The LORD said to Cain, “Why are you angry, and why has your face fallen? If you do well, will you not be accepted? And if you do not do well, sin is crouching at the door. Its desire is for you, but you must rule over it.” Cain spoke to Abel his brother. And when they were in the field, Cain rose up against his brother Abel and killed him. Then the LORD said to Cain, “Where is Abel your brother?” He said, “I do not know; am I my brother’s keeper?”
I think it's funny that God sometimes has to ask multiple questions at one time. It's as if he knows one question isn't going to be enough to show people what he wants them to see. He recognizes that humans can be a little slow on the uptake. I personally appreciate that about him.
Before we look into this passage, it's important to know what took place immediately before these verses. Cain and Abel are born at the beginning of Genesis 4, and all we know about them is that Abel is a shepherd and Cain is a farmer. When it comes time for them to bring an offering before God, Abel brings the firstborn of his sheep and Cain brings some of the fruit of his land. What we know is that God has favor on Abel's offering but not on Cain's. What we don't know is what was wrong with Cain's offering.
I think that's somewhat of a gap in this story. We know from Hebrews 11:4 that "by faith Abel offered to God a more acceptable sacrifice than Cain." Also, 1 John 3:12 says, "Do not be like Cain, who belonged to the evil one..." So yeah, Cain might not have been the best guy in the world, but I wish I knew what he did wrong that caused God to view his sacrifice unfavorably.
Maybe it's because I don't know all the details, but I have to say that I initially have a lot of sympathy for Cain. I mean, put yourself in his shoes. There's only four people on earth, and of those four people you're the only one who isn't viewed favorably by God. Yes, Adam and Eve got kicked out of the garden, but they knew what it was like to have a perfect relationship with God, so I have to think that they're relationship with him after the garden (while not nearly as intimate as before) is still healthy. I could be wrong, but that's just what I picture.
Meantime, Cain is stuck comparing himself to his brother (the only person on earth he can compare himself to by the way) and he doesn't compare well. He doesn't live up to the standard set by his brother. I have five brothers, so I'm familiar with what it can be like to compare yourself to siblings. However, I can't imagine how I would feel if we were all living back then and my brothers all offered sacrifices that were accepted by God and mine was the one he had no regard for. Actually, I know exactly how I would feel. I'd be angry.
What sticks out to me about this passage is that God knew Cain was angry, and he didn't tell him not to be angry. The passage doesn't say, "Why are you angry? Stop being angry." Instead, God's question regarding Cain's anger is followed by a warning, not a command. He says something closer to, "Hey, I get that you're angry, but don't let sin have any power over you." God tells him a simple truth: don't let your anger control your actions, and I think that's what God is trying to teach us as well. He's not trying to tell us that anger is always bad. Rather, it's the choices we make when we're angry that we need to be careful of.

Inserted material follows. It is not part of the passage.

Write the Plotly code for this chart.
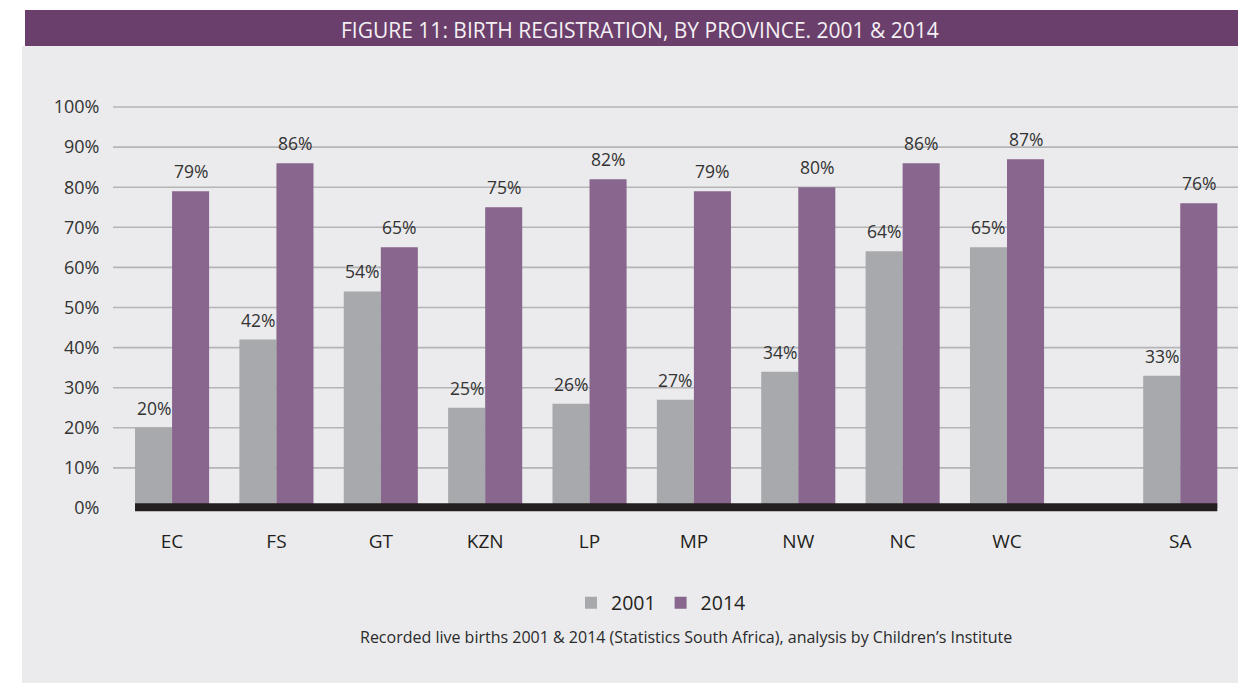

God is more concerned about our actions amidst our anger than the anger itself.
But I think there's another truth here. What if it's OK to be angry at God? So often, I feel like if I don't approach God with complete reverence and respect then something is wrong with me. No matter how I truly feel inside, it's like I have to use a nice and appropriate tone with God. However, I think I'm doing it wrong. I think God would rather me be angry than fake. I'm not saying we should yell and cuss at God, but also, I've done that before and I don't think it's the worst sin I've ever committed. I think God would rather hear my honest emotions as opposed to me putting on a face for him. Being angry wasn't Cain's problem. Killing his brother was. But those are two entirely different things. Again, it was the action amidst the anger, not the anger itself, that caused Cain's demise.
I think there was a way Cain could have avoided all of his troubles. What if he had simply been honest with God? Imagine if Cain had said, "Yeah God, I am angry. You accepted Abel's offering but not mine, and to tell you the truth that pissed me of a little and I don't know what to do about it." I don't know what God would have said back to that, but I think there's a good chance things could've turned out differently.
It's better to show God our true emotions than to try to hide them behind false reverence.
I think God values honesty over ceremony. Instead of going through the motions to present ourselves as "appropriate" or "proper" before God, maybe we should just tell it like it is. I bet he can handle anything we have to tell him. Even if we're angry.